Pub Date: Aug. 1st, 1982
Publisher: Bantam

A massive, unsure-of-itself, but minutely authentic first-novel: Vietnam through the eyes, under the feet, and through the boots of the ""boonierats""--infantry troops even more jungle-entrenched than ""grunts""--of Alpha Company. Del Vecchio mounts the base of his square, heavy book onto the shoulders of three soldiers in particular. Chelini, known throughout as Cherry, is the rawest recruit; and when war's full impact comes to him, he receives it with a sort of immune insanity. Egan is the shrewd sergeant, the pessimist, the realist who is surprised by nothing (but who compensates with romantic dreams). And Lt. Rufus Brooks, the squad leader, is a black Ph.D. in Philosophy who suffers from impotence (hence a failing marriage)--as well as from appalling ethical doubts about the war.

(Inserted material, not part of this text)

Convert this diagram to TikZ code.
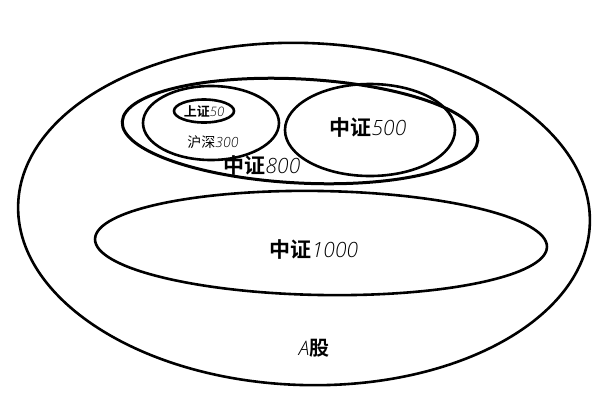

So, embedded like mica-chips around these and the other characters, are vivid moments: jungle gourmet cooking with admixed C-rations; finding an NVA tunnel system (another of which will precipitate Alpha company's ultimate fire-fight and near-destruction); the creepy everpresence of leeches and giant spiders; artillery rounds that sound exactly like freight trains passing overhead; ambush (""It is as if Alpha has ripped the top off an anthill""); Cherry's flipped-out behavior toward the end. Unfortunately, however, Del Vecchio's lurching-about in search of a consistent narrative approach leads him into awful prose potholes: ""Airmobility produced a functional efficiency in the deployment of forces which previous warfare had never matched."" Or: ""During the descent to the valley floor Brooks was plagued with doubt. 'Step by step. Down into a tiny hell I struggle to go. May the gods pardon me for leading seventy-five men into this inferno.'"" Norman Mailer, or even James Jones, then, Del Vecchio is not. But he has his own distinctive view of the 1960s' systemology on race, war, and sex (voiced by an assortment of characters). And, if uneven, this ambitious fiction-debut is promisingly alive with the gritty, insufferable atmospheres of Vietnam at full snafu tilt.